Got myself a Griffin, can't wait to get this thing cleaned up with some dual claptons and Orion moonlight juice. Hoping for the flavor junky in me to be satisfied .








Sent from my iPhone using Tapatalk

Reactions: Like 3


----------



## Stosta (20/1/16)

Cool! Add another pic when it's built up!

Reactions: Like 1


----------



## NewOobY (20/1/16)

hehe will do


----------



## WARMACHINE (20/1/16)

Nice, Nice, Nice

Reactions: Like 3


----------



## WARMACHINE (20/1/16)




----------



## NewOobY (20/1/16)

awesome, those guys deliver fast hey - I'm stunned at the service, really good and will definitely use them more.
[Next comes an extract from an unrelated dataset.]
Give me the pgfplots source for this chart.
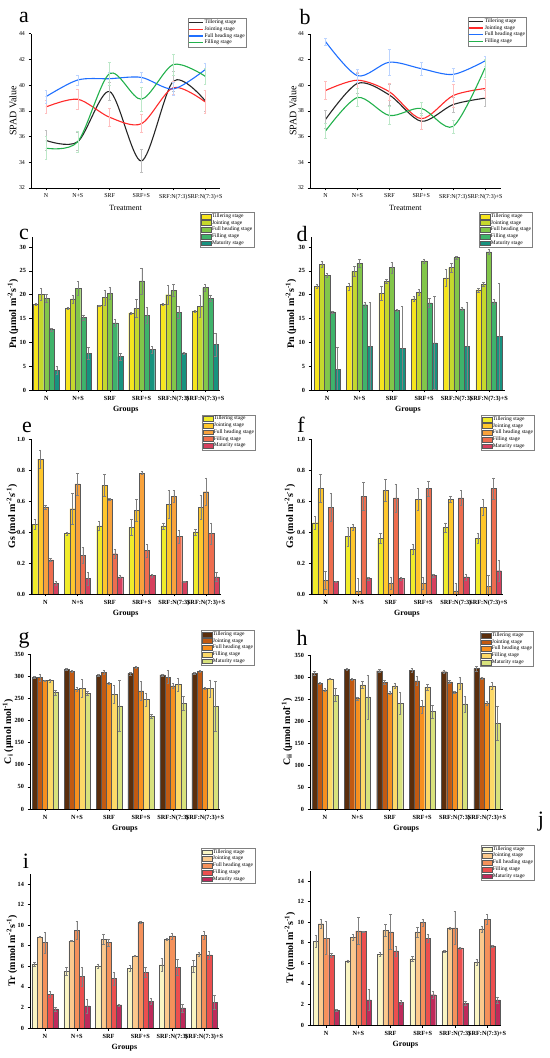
\documentclass[border=0pt]{standalone}
\usepackage{pgfplots}
\pgfplotsset{compat=1.18}
\usepackage{pgfplotstable}
\usepackage{fontspec}
\setmainfont{Liberation Serif}

\definecolor{lJ}{HTML}{FF2A2A}
\definecolor{lF}{HTML}{1F6FFF}
\definecolor{lFi}{HTML}{22B14C}
\definecolor{gT}{HTML}{F7E51E}
\definecolor{gJ}{HTML}{C5D82D}
\definecolor{gF}{HTML}{82C64A}
\definecolor{gFi}{HTML}{3FB36B}
\definecolor{gM}{HTML}{17927F}
\definecolor{oT}{HTML}{F0EC2A}
\definecolor{oJ}{HTML}{FFC72C}
\definecolor{oF}{HTML}{F8A23C}
\definecolor{oFi}{HTML}{EE6D4F}
\definecolor{oM}{HTML}{D6405E}
\definecolor{bT}{HTML}{5B2E0C}
\definecolor{bJ}{HTML}{C25A12}
\definecolor{bF}{HTML}{F78F1F}
\definecolor{bFi}{HTML}{FDD968}
\definecolor{bM}{HTML}{D8E27C}
\definecolor{rT}{HTML}{FAF5C3}
\definecolor{rJ}{HTML}{FBC98D}
\definecolor{rF}{HTML}{F4915B}
\definecolor{rFi}{HTML}{EC4F4F}
\definecolor{rM}{HTML}{BE2A5B}

\pgfplotstableread{
x T Te J Je F Fe Fi Fie
0 35.7 0.8 38.3 0.5 39.1 0.5 35.1 0.9
1 35.6 0.7 38.9 0.8 40.4 0.4 35.6 0.8
2 39.5 0.7 37.5 0.7 40.5 0.5 40.9 0.9
3 34.1 0.9 37.0 0.7 40.6 0.4 38.9 0.9
4 40.3 0.8 39.8 0.5 39.7 0.5 41.6 0.8
5 38.8 0.8 38.7 0.9 41.2 0.5 40.7 0.6
}\tabA
\pgfplotstableread{
x T Te J Je F Fe Fi Fie
0 37.35 0.7 39.6 0.7 43.4 0.3 36.45 0.6
1 40.15 0.8 40.4 0.6 40.75 0.5 39.05 0.7
2 39.25 0.8 39.5 0.7 41.8 1.0 37.65 0.7
3 37.2 0.6 37.4 0.8 41.3 0.5 38.2 0.5
4 38.5 0.6 39.2 0.9 40.85 0.5 36.8 0.5
5 39.0 0.6 39.75 0.7 41.9 0.4 41.35 0.7
}\tabB
\pgfplotstableread{
x T Te J Je F Fe Fi Fie M Me
0 18.0 0.2 20.1 1.2 19.3 0.8 12.7 0.3 4.1 0.8
1 17.2 0.2 19.1 0.9 21.4 1.4 15.2 0.6 7.7 1.2
2 17.7 0.2 19.4 1.5 20.3 1.2 14.1 0.8 7.0 0.7
3 16.2 0.2 17.1 1.9 22.9 2.7 15.7 1.6 8.5 0.7
4 18.0 0.2 20.0 2.0 20.9 1.2 16.3 1.2 7.8 0.2
5 16.6 0.2 17.5 2.3 21.5 0.7 19.3 0.7 9.6 2.4
}\tabC
\pgfplotstableread{
x T Te J Je F Fe Fi Fie M Me
0 21.8 0.5 26.4 0.6 24.1 0.4 16.4 0.2 4.4 4.5
1 21.7 0.7 24.9 1.0 26.6 0.8 17.9 0.5 9.2 9.2
2 20.3 1.4 22.8 0.4 25.7 1.1 16.7 0.2 8.8 8.8
3 19.1 0.5 20.5 0.6 27.1 0.4 18.3 1.0 9.9 9.8
4 23.5 1.8 25.7 0.9 27.8 0.3 17.0 0.3 9.2 9.2
5 21.0 0.4 22.2 0.5 29.0 0.5 18.5 0.5 11.2 11.2
}\tabD
\pgfplotstableread{
x T Te J Je F Fe Fi Fie M Me
0 0.45 0.03 0.87 0.06 0.56 0.01 0.22 0.01 0.07 0.01
1 0.39 0.01 0.55 0.10 0.71 0.07 0.25 0.05 0.10 0.04
2 0.44 0.03 0.70 0.07 0.61 0.005 0.26 0.03 0.11 0.01
3 0.43 0.05 0.54 0.07 0.78 0.01 0.28 0.04 0.12 0.01
4 0.44 0.02 0.58 0.09 0.63 0.04 0.37 0.04 0.08 0.005
5 0.40 0.02 0.56 0.08 0.66 0.09 0.39 0.07 0.11 0.03
}\tabE
\pgfplotstableread{
x T Te J Je F Fe Fi Fie M Me
0 0.46 0.04 0.68 0.09 0.09 0.06 0.56 0.09 0.08 0.005
1 0.37 0.06 0.43 0.02 0.02 0.08 0.63 0.09 0.10 0.01
2 0.36 0.03 0.67 0.07 0.07 0.04 0.62 0.09 0.10 0.01
3 0.29 0.03 0.61 0.07 0.07 0.04 0.68 0.05 0.12 0.01
4 0.43 0.03 0.61 0.02 0.02 0.05 0.62 0.05 0.11 0.02
5 0.36 0.03 0.56 0.05 0.05 0.07 0.68 0.07 0.15 0.07
}\tabF
\pgfplotstableread{
x T Te J Je F Fe Fi Fie M Me
0 297 2 297 8 290 2 290 3 263 5
1 316 2 311 2 270 5 273 20 261 4
2 302 2 309 5 284 2 259 20 233 57
3 306 3 320 3 267 22 247 15 209 5
4 303 2 298 15 278 5 281 15 239 15
5 306 2 311 2 272 2 272 20 232 57
}\tabG
\pgfplotstableread{
x T Te J Je F Fe Fi Fie M Me
0 309 5 286 2 271 4 296 2 259 15
1 318 3 295 2 251 4 282 8 255 50
2 314 3 288 4 264 3 280 5 240 25
3 315 4 291 10 233 15 277 6 222 15
4 312 4 289 3 265 2 286 14 239 18
5 319 5 298 2 240 5 280 8 195 38
}\tabH
\pgfplotstableread{
x T Te J Je F Fe Fi Fie M Me
0 6.2 0.2 8.85 0.05 8.3 1.0 3.3 0.3 1.85 0.2
1 5.5 0.4 8.45 0.05 9.5 0.9 5.0 0.9 2.15 0.7
2 6.05 0.2 8.65 0.5 8.3 0.3 4.8 0.6 2.25 0.1
3 5.8 0.3 7.0 0.05 10.3 0.1 5.4 0.5 2.6 0.3
4 6.15 0.6 8.65 0.1 8.95 0.3 5.9 0.8 1.95 0.4
5 6.0 0.6 7.2 0.2 9.0 0.4 7.1 0.4 2.5 0.7
}\tabI
\pgfplotstableread{
x T Te J Je F Fe Fi Fie M Me
0 8.15 0.6 9.85 0.4 8.45 1.6 6.8 0.2 1.45 0.1
1 6.25 0.1 8.55 0.3 9.15 1.3 9.1 0.05 2.45 1.0
2 6.9 0.2 9.2 0.6 9.05 1.7 7.2 0.5 2.2 0.2
3 6.45 0.2 9.05 0.5 9.95 0.3 8.45 0.4 2.95 0.3
4 7.2 0.1 9.45 0.1 9.45 1.6 7.5 0.1 2.1 0.2
5 6.1 0.3 9.35 0.3 10.3 0.5 7.7 0.1 2.45 0.3
}\tabJ

\pgfplotsset{
  base/.style={scale only axis, axis lines=left,
    axis line style={-, line width=0.6pt, black},
    tick style={line width=0.5pt, black}, tick align=outside,
    major tick length=2.5bp,
    xtick={0,...,5},
    xticklabels={N,N+S,SRF,SRF+S,SRF:N(7:3),SRF:N(7:3)+S},
    /pgf/number format/assume math mode=true,
    every axis x label/.style={at={(axis description cs:0.5,0)}, anchor=center, yshift=-20bp},
    legend cell align=left,
    legend style={font=\fontsize{5.5}{6}\selectfont, draw=black!50, line width=0.3pt,
      inner sep=0.6pt, row sep=-0.3pt, anchor=north west,
      nodes={inner sep=0.9pt}},
  },
  ylab/.style={every axis y label/.style={at={([xshift=-#1]axis description cs:0,0.5)}, rotate=90, anchor=center}},
  lineax/.style={base, ymin=32, ymax=44, ytick={32,34,...,44},
    tick label style={font=\fontsize{6}{6.5}\selectfont},
    label style={font=\fontsize{8}{9}\selectfont},
    xlabel={Treatment}, ylabel={SPAD Value},
    legend image code/.code={\draw[##1] (0bp,0bp) -- (14bp,0bp);}},
  barax/.style={base, ybar=0pt, bar width=5.2bp, ymin=0,
    tick label style={font=\bfseries\fontsize{6.3}{6.8}\selectfont},
    label style={font=\bfseries\fontsize{8}{9}\selectfont},
    xlabel={Groups},
    legend image code/.code={\draw[##1] (0bp,-2.4bp) rectangle (10bp,2.4bp);}},
  leb/.style={error bars/.cd, y dir=both, y explicit,
    error bar style={#1, line width=0.5pt},
    error mark options={rotate=90, #1, mark size=1.4bp, line width=0.5pt}},
  eb/.style={draw=black!65, line width=0.3pt,
    error bars/.cd, y dir=both, y explicit,
    error bar style={black!50, line width=0.35pt},
    error mark options={rotate=90, black!50, mark size=1.2bp, line width=0.35pt}},
}

\newcommand{\fivebars}[6]{%
  \addplot[fill=#2, eb] table[x=x,y=T,y error=Te]{#1};
  \addplot[fill=#3, eb] table[x=x,y=J,y error=Je]{#1};
  \addplot[fill=#4, eb] table[x=x,y=F,y error=Fe]{#1};
  \addplot[fill=#5, eb] table[x=x,y=Fi,y error=Fie]{#1};
  \addplot[fill=#6, eb] table[x=x,y=M,y error=Me]{#1};
  \legend{Tillering stage,Jointing stage,Full heading stage,Filling stage,Maturity stage}
}
\newcommand{\fourlines}[1]{%
  \addplot[smooth, black!85, line width=1.1bp, leb=black!25] table[x=x,y=T,y error=Te]{#1};
  \addplot[smooth, lJ, line width=1.1bp, leb=lJ!30] table[x=x,y=J,y error=Je]{#1};
  \addplot[smooth, lF, line width=1.1bp, leb=lF!30] table[x=x,y=F,y error=Fe]{#1};
  \addplot[smooth, lFi, line width=1.1bp, leb=lFi!30] table[x=x,y=Fi,y error=Fie]{#1};
  \legend{Tillering stage,Jointing stage,Full heading stage,Filling stage}
}
\newcommand{\bfl}{\bfseries\fontsize{10}{11}\selectfont}

\begin{document}
\begin{tikzpicture}
\useasboundingbox (0,0) rectangle (550bp,1058bp);

% a
\begin{axis}[lineax, ylab=18bp, at={(31bp,870bp)}, anchor=south west,
  width=189bp, height=154.3bp, xmin=-0.47, xmax=5.47,
  legend style={at={(axis description cs:0.83,1.10)}}]
\fourlines{\tabA}
\end{axis}
% b
\begin{axis}[lineax, ylab=17bp, at={(310bp,870bp)}, anchor=south west,
  width=190.6bp, height=154bp, xmin=-0.49, xmax=5.49,
  legend style={at={(axis description cs:0.829,1.11)}}]
\fourlines{\tabB}
\end{axis}
% c
\begin{axis}[barax, ylab=19bp, at={(32bp,668bp)}, anchor=south west,
  width=187.6bp, height=152.5bp, xmin=-0.45, xmax=5.45, ymax=32,
  ytick={0,5,...,30}, ylabel={\bfl Pn (μmol m\textsuperscript{-2}s\textsuperscript{-1})},
  legend style={at={(axis description cs:0.896,1.167)}}]
\fivebars{\tabC}{gT}{gJ}{gF}{gFi}{gM}
\end{axis}
% d
\begin{axis}[barax, ylab=20bp, at={(311bp,668bp)}, anchor=south west,
  width=194bp, height=152.5bp, xmin=-0.5, xmax=5.5, ymax=32,
  ytick={0,5,...,30}, ylabel={\bfl Pn (μmol m\textsuperscript{-2}s\textsuperscript{-1})},
  legend style={at={(axis description cs:0.866,1.167)}}]
\fivebars{\tabD}{gT}{gJ}{gF}{gFi}{gM}
\end{axis}
% e
\begin{axis}[barax, ylab=19bp, at={(31bp,464bp)}, anchor=south west,
  width=189.5bp, height=155bp, xmin=-0.45, xmax=5.45, ymax=1,
  ytick={0,0.2,0.4,0.6,0.8,1},
  yticklabel style={/pgf/number format/.cd, fixed, fixed zerofill, precision=1},
  ylabel={\bfl Gs (mol m\textsuperscript{-2}s\textsuperscript{-1})},
  legend style={at={(axis description cs:0.902,1.158)}}]
\fivebars{\tabE}{oT}{oJ}{oF}{oFi}{oM}
\end{axis}
% f
\begin{axis}[barax, ylab=21bp, at={(311bp,464bp)}, anchor=south west,
  width=192bp, height=155bp, xmin=-0.45, xmax=5.45, ymax=1,
  ytick={0,0.2,0.4,0.6,0.8,1},
  yticklabel style={/pgf/number format/.cd, fixed, fixed zerofill, precision=1},
  ylabel={\bfl Gs (mol m\textsuperscript{-2}s\textsuperscript{-1})},
  legend style={at={(axis description cs:0.885,1.155)}}]
\fivebars{\tabF}{oT}{oJ}{oF}{oFi}{oM}
\end{axis}
% g
\begin{axis}[barax, ylab=22bp, at={(30bp,249bp)}, anchor=south west,
  width=190bp, height=155bp, xmin=-0.47, xmax=5.47, ymax=350,
  ytick={0,50,...,350},
  ylabel={\bfl C\textsubscript{i} (μmol mol\textsuperscript{-1})},
  legend style={at={(axis description cs:0.9,1.155)}}]
\fivebars{\tabG}{bT}{bJ}{bF}{bFi}{bM}
\end{axis}
% h
\begin{axis}[barax, ylab=23bp, at={(310bp,249bp)}, anchor=south west,
  width=192.5bp, height=154bp, xmin=-0.46, xmax=5.48, ymax=350,
  ytick={0,50,...,350},
  ylabel={\bfl C\textsubscript{ii} (μmol mol\textsuperscript{-1})},
  legend style={at={(axis description cs:0.883,1.155)}}]
\fivebars{\tabH}{bT}{bJ}{bF}{bFi}{bM}
\end{axis}
% i
\begin{axis}[barax, ylab=18bp, at={(30bp,30bp)}, anchor=south west,
  width=189bp, height=154.3bp, xmin=-0.47, xmax=5.47, ymax=15,
  ytick={0,2,...,14},
  ylabel={\bfl Tr (mmol m\textsuperscript{-2}s\textsuperscript{-1})},
  legend style={at={(axis description cs:0.905,1.167)}}]
\fivebars{\tabI}{rT}{rJ}{rF}{rFi}{rM}
\end{axis}
% j
\begin{axis}[barax, ylab=20bp, at={(310bp,33bp)}, anchor=south west,
  width=191bp, height=154.3bp, xmin=-0.5, xmax=5.43, ymax=15,
  ytick={0,2,...,14},
  ylabel={\bfl Tr (mmol m\textsuperscript{-2}s\textsuperscript{-1})},
  legend style={at={(axis description cs:0.895,1.167)}}]
\fivebars{\tabJ}{rT}{rJ}{rF}{rFi}{rM}
\end{axis}

\begin{scope}[every node/.style={font=\fontsize{22}{22}\selectfont, inner sep=0pt}]
\node at (24bp,1041bp) {a};
\node at (305bp,1041bp) {b};
\node at (24bp,824bp) {c};
\node at (302bp,824bp) {d};
\node at (27bp,631bp) {e};
\node at (301bp,633bp) {f};
\node at (24bp,418bp) {g};
\node at (302bp,420bp) {h};
\node at (26bp,197bp) {i};
\node at (541bp,236bp) {j};
\end{scope}
\end{tikzpicture}
\end{document}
Service > Price in my opinion, I will prefer great service to a place being ultra cheap with bad service.

Reactions: Like 2


----------



## WARMACHINE (20/1/16)

NewOobY said:


> awesome, those guys deliver fast hey - I'm stunned at the service, really good and will definitely use them more. Service > Price in my opinion, I will prefer great service to a place being ultra cheap with bad service.


100%. I ordered yesterday, early evening. Delivered 08h30 this morning

Reactions: Agree 1


----------



## Stosta (20/1/16)

WARMACHINE said:


> Nice, Nice, Nice


Hoorah! You went for the Subox after all! Sure you're not going to regret!

Reactions: Like 1


----------



## WARMACHINE (20/1/16)

Stosta said:


> Hoorah! You went for the Subox after all! Sure you're not going to regret!


LOL.....I am sure it is the start of many

Reactions: Funny 1


----------



## NewOobY (20/1/16)

WARMACHINE said:


> LOL.....I am sure it is the start of many



Guaranteed to be the start of many - CUD is a real problem dude. Enjoy and have fun

Reactions: Like 1


----------



## Nimatek (20/1/16)

NewOobY said:


> Got myself a Griffin, can't wait to get this thing cleaned up with some dual claptons and Orion moonlight juice. Hoping for the flavor junky in me to be satisfied .
> 
> 
> 
> ...


Let us know your comparison to the Crius, both build and flavour please


----------



## NewOobY (20/1/16)

Nimatek said:


> Let us know your comparison to the Crius, both build and flavour please


Will do bro 


Sent from my iPhone using Tapatalk


----------